Powell has no deep meaning to ascribe to the hat, though. "Really, there is no significance, apart from the fact that [the film is] set in winter, and it's in New York, so it's freezing. People wear hats and scarves," she says. Although she did enjoy putting Mara in that pop of red and yellow to contrast with all her dark clothing.

Not A Girl, Not Yet A Woman
Wool plaid was extremely popular in the '50s, and Powell liked to use it to break up the film's dark, winter palette. Some of Therese's more youthful costumes are meant to contrast with Carol's more mature look. And though the film doesn't take place over a long period of time, Powell does think the younger character transforms her look subtly by the end. You'll have to watch the movie to find out why.

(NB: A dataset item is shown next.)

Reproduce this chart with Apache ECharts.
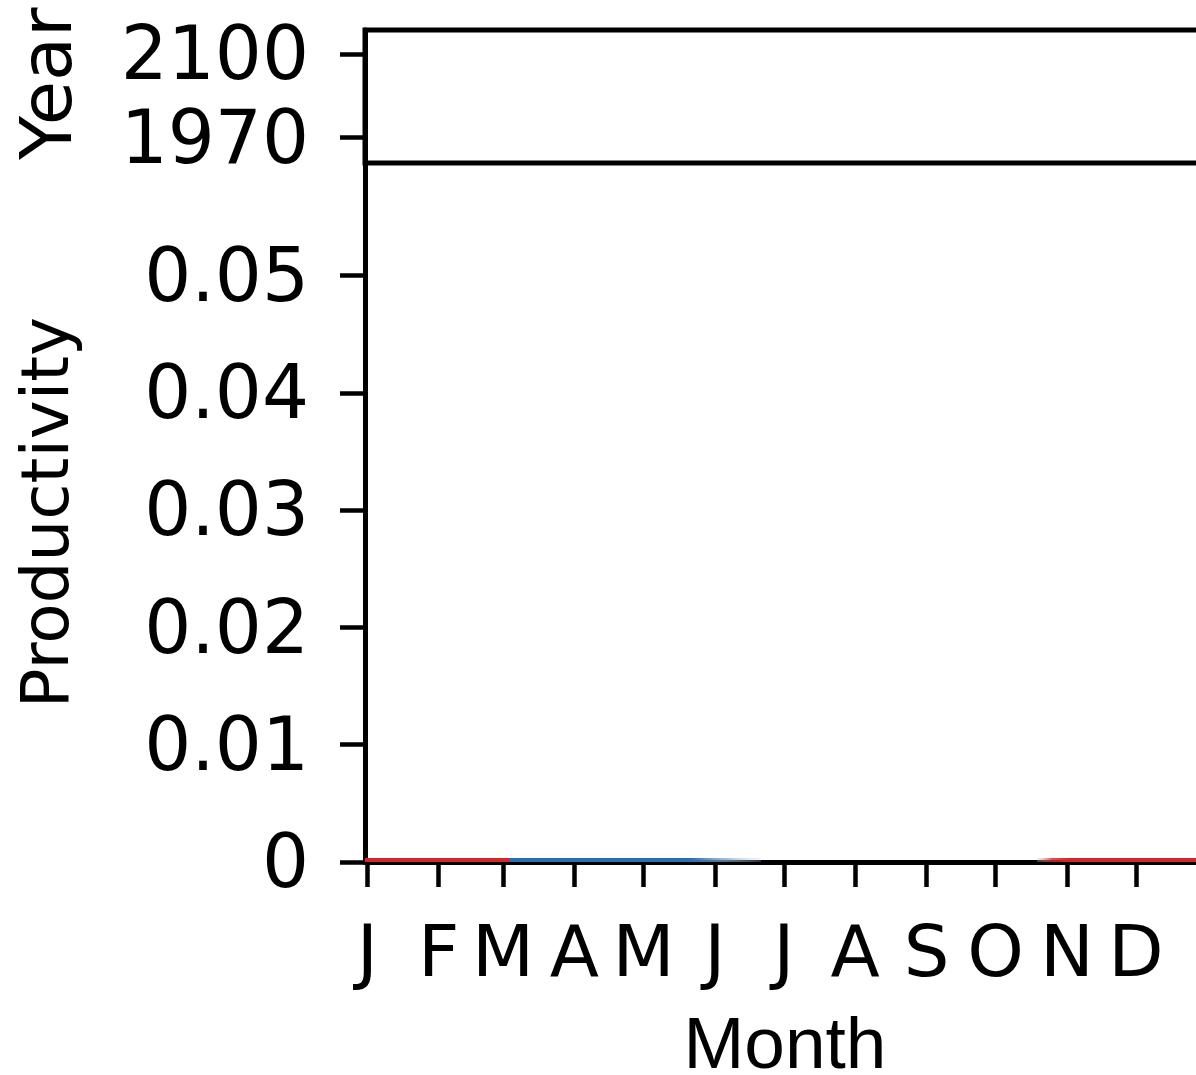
<!DOCTYPE html>
<html>
<head>
<meta charset="utf-8">
<script src="https://cdn.jsdelivr.net/npm/echarts@6/dist/echarts.min.js"></script>
<style>html,body{margin:0;padding:0;background:#fff}#c{width:1196px;height:1075px}</style>
</head>
<body>
<div id="c"></div>
<script>
// Month ticks (day of year) and labels
const monthTickDays = [1, 32, 60, 91, 121, 152, 182, 213, 244, 274, 305, 335];
const monthLabels = ['J', 'F', 'M', 'A', 'M', 'J', 'J', 'A', 'S', 'O', 'N', 'D'];
// Productivity y ticks
const prodTicks = [0, 0.01, 0.02, 0.03, 0.04, 0.05];
// Year ticks of the top panel
const yearTicks = [1970, 2100];

// Near-zero productivity segments
const redEarlyDays = [0, 20, 40, 63];
const redEarlyVals = [0.00018, 0.00018, 0.00018, 0.00018];
const blueDays = [63, 90, 120, 150, 172];
const blueVals = [0.00018, 0.00018, 0.00018, 0.00018, 0.00018];
const redLateDays = [292, 310, 330, 365];
const redLateVals = [0.00018, 0.00018, 0.00018, 0.00018];

const pair = (xs, ys) => xs.map((x, i) => [x, ys[i]]);
const G = echarts.graphic.LinearGradient;

const chart = echarts.init(document.getElementById('c'), null, {renderer: 'canvas'});
const black = '#000';
const LW = 5;
const richShift = {t: {padding: [12, 0, 0, 0], fontSize: 74, fontFamily: 'DejaVu Sans', color: black}};
chart.setOption({
  animation: false,
  textStyle: {fontFamily: 'DejaVu Sans', color: black},
  grid: [
    {left: 365, top: 30, width: 840, height: 133, show: true, borderColor: black, borderWidth: LW,
     backgroundColor: '#fff', outerBoundsMode: 'none', containLabel: false},
    {left: 365, top: 163, width: 840, height: 699, outerBoundsMode: 'none', containLabel: false}
  ],
  xAxis: [
    {gridIndex: 0, type: 'value', min: 0, max: 365, show: false},
    {gridIndex: 1, type: 'value', min: 0, max: 365,
     axisLine: {show: true, onZero: false, lineStyle: {color: black, width: LW}},
     axisTick: {show: true, customValues: monthTickDays, length: 25, lineStyle: {color: black, width: 4.5}},
     axisLabel: {show: true, customValues: monthTickDays, formatter: v => monthLabels[monthTickDays.indexOf(v)],
                 fontSize: 72, color: black, margin: 59, fontFamily: 'DejaVu Sans'},
     splitLine: {show: false},
     name: 'Month', nameLocation: 'middle', nameGap: 149,
     nameTextStyle: {fontFamily: 'Liberation Sans', fontSize: 73, color: black}}
  ],
  yAxis: [
    {gridIndex: 0, type: 'value', min: 1930.5, max: 2137,
     axisLine: {show: true, lineStyle: {color: black, width: LW}},
     axisTick: {show: true, customValues: yearTicks, length: 25, lineStyle: {color: black, width: 4.5}},
     axisLabel: {show: true, customValues: yearTicks, formatter: v => '{t|' + String(v) + '}', fontSize: 74, color: black,
                 margin: 56, fontFamily: 'DejaVu Sans', rich: richShift},
     splitLine: {show: false},
     name: 'Year', nameLocation: 'middle', nameGap: 277, nameRotate: 90,
     nameTextStyle: {fontFamily: 'DejaVu Sans', fontSize: 72, color: black, padding: [0, 0, 0, 26]}},
    {gridIndex: 1, type: 'value', min: 0, max: 0.0596,
     axisLine: {show: true, lineStyle: {color: black, width: LW}},
     axisTick: {show: true, customValues: prodTicks, length: 25, lineStyle: {color: black, width: 4.5}},
     axisLabel: {show: true, customValues: prodTicks, fontSize: 74, color: black, margin: 56,
                 formatter: v => '{t|' + (v === 0 ? '0' : v.toFixed(2)) + '}', fontFamily: 'DejaVu Sans', rich: richShift},
     splitLine: {show: false},
     name: 'Productivity', nameLocation: 'middle', nameGap: 281, nameRotate: 90,
     nameTextStyle: {fontFamily: 'DejaVu Sans', fontSize: 66, color: black}}
  ],
  series: [
    {type: 'line', xAxisIndex: 1, yAxisIndex: 1, data: pair(redEarlyDays, redEarlyVals), symbol: 'none',
     lineStyle: {color: '#d62728', width: 4}, z: 3},
    {type: 'line', xAxisIndex: 1, yAxisIndex: 1, data: pair(blueDays, blueVals), symbol: 'none',
     lineStyle: {width: 4, color: new G(0, 0, 1, 0, [
       {offset: 0, color: '#2c6fae'}, {offset: 0.72, color: '#2c6fae'},
       {offset: 0.85, color: 'rgba(120,160,205,0.7)'}, {offset: 1, color: 'rgba(200,215,235,0.2)'}])}, z: 3},
    {type: 'line', xAxisIndex: 1, yAxisIndex: 1, data: pair(redLateDays, redLateVals), symbol: 'none',
     lineStyle: {width: 4, color: new G(0, 0, 1, 0, [
       {offset: 0, color: 'rgba(220,225,240,0.2)'}, {offset: 0.1, color: 'rgba(214,39,40,0.8)'},
       {offset: 0.2, color: '#d62728'}, {offset: 1, color: '#d62728'}])}, z: 3}
  ]
});
</script>
</body>
</html>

The Lady With The Alligator Purse
On a trip to her lawyer's office in Manhattan, Carol is in a bold color for the first time. The coat and alligator-skin purse are both vintage.
"When we were in Cincinnati [where the film was shot], there seemed to be an awful lot of alligator-skin purses from the '40s and '50s that were available in vintage shops, so I did quite well in Cincinnati," says Powell. (BRB as we book a shopping trip.)
"Doing a '50s film is easier in America than if I was doing it in the U.K., because there is so much more available," she adds. "There is still a lot of vintage clothing circulating that hasn't been destroyed, snapped up, or bought."